Import cargo volume at the nation’s major retail container ports is expected to rise 10.1 percent this month over the same time last year even as West Coast ports come closer to a possible shutdown due to the lack of a contract with dockworkers, according to the monthly Global Port Tracker report released today by the National Retail Federation and Hackett Associates.
“With cargo volume growing as the economy continues to recover, the last thing we need is a port shutdown that would bring billions of dollars of economic activity to a halt,” NRF Vice President for Supply Chain and Customs Policy Jonathan Gold said. “Whether it’s in retail, manufacturing, agriculture or other industries, there are too many jobs that rely on the ports to let that happen. Labor and management need to do whatever it takes to reach an agreement and do it today.”
Following negotiations that began last spring, the contract between the Pacific Maritime Association and the International Longshore and Warehouse Union expired on July 1. Despite nine months of ongoing talks, the lack of a contract and other operational issues has led to crisis-level congestion at the ports, and retailers and other businesses asked President Obama in late December to engage with both parties and encourage the use of a federal mediator. A mediator arrived in San Francisco on January 6 and talks have continued but an agreement has yet to be reached.

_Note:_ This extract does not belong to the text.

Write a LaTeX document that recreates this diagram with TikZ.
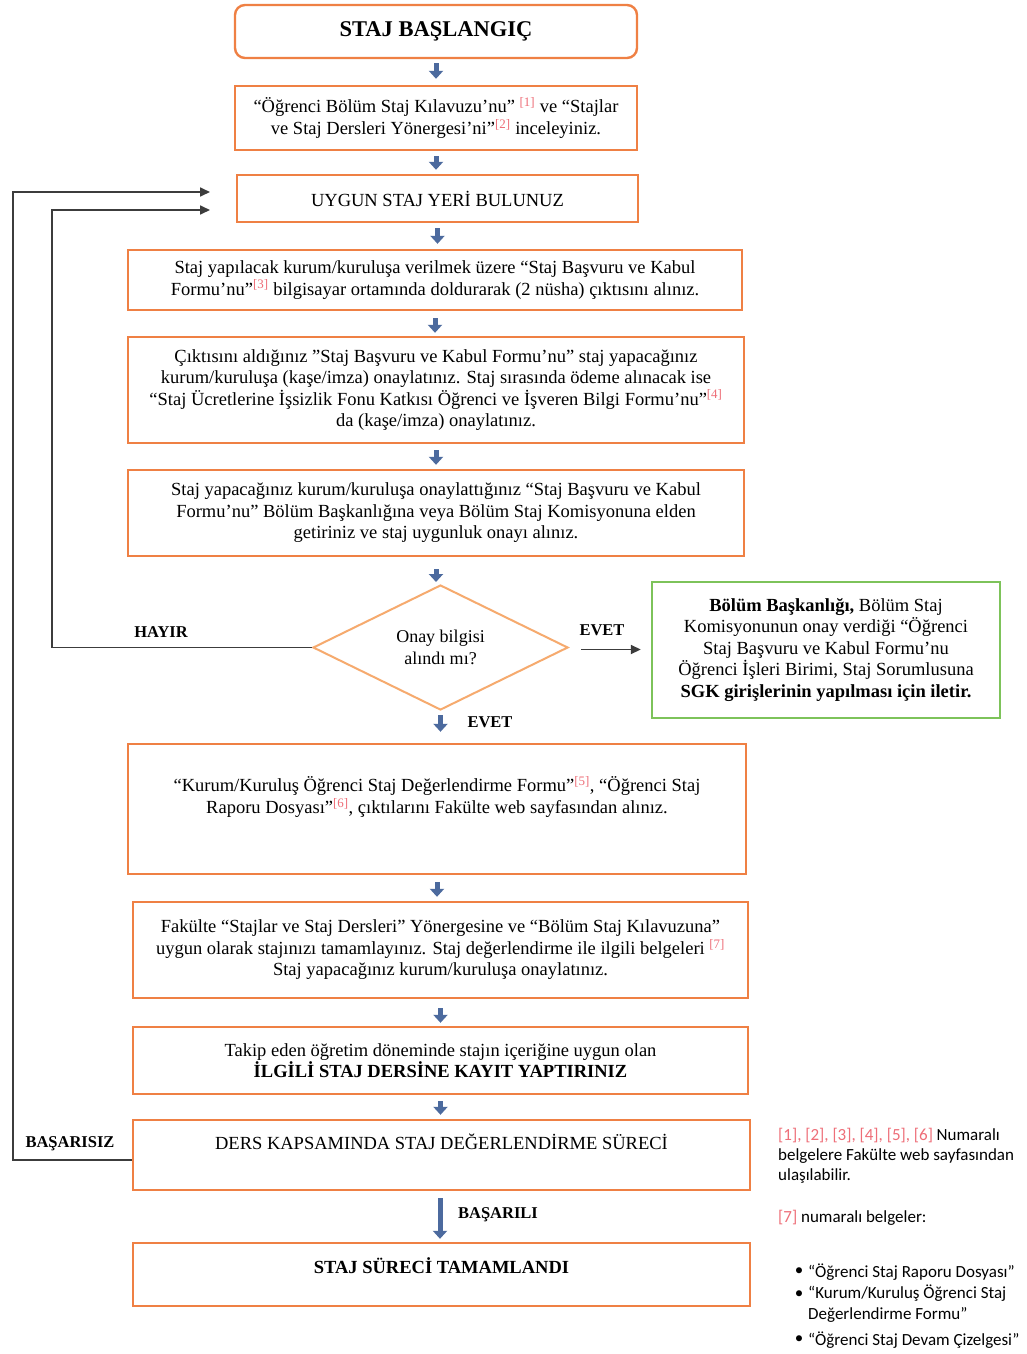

Ports covered by Global Port Tracker handled 1.44 million Twenty-Foot Equivalent Units in December, the latest month for which after-the-fact numbers are available. That was up 3.2 percent from November and 9.3 percent from December 2013. That brought 2014 to a total of 17.3 million TEU, an increase of 6.6 percent over 2013’s 16.2 million. One TEU is one 20-foot-long cargo container or its equivalent.
January was estimated at 1.48 million TEU, up 7.5 percent from January 2014. February is forecast at 1.37 million TEU, up 10.1 percent from last year; March at 1.34 million TEU, up 3 percent; April at 1.49 million TEU, up 4.3 percent; May at 1.56 million TEU, up 4.9 percent, and June also at 1.56 percent, up 5.3 percent. Those numbers would bring the first half of 2015 to 8.8 million TEU, an increase of 5.8 percent over the same period last year.
“East Coast ports have been the beneficiaries of the labor disputes on the West Coast,” Hackett Associates Founder Ben Hackett said, referring to the shift of market share that has occurred as cargo has been diverted in recent months because of West Coast congestion. “We have to admit that we underestimated the level of the switch.”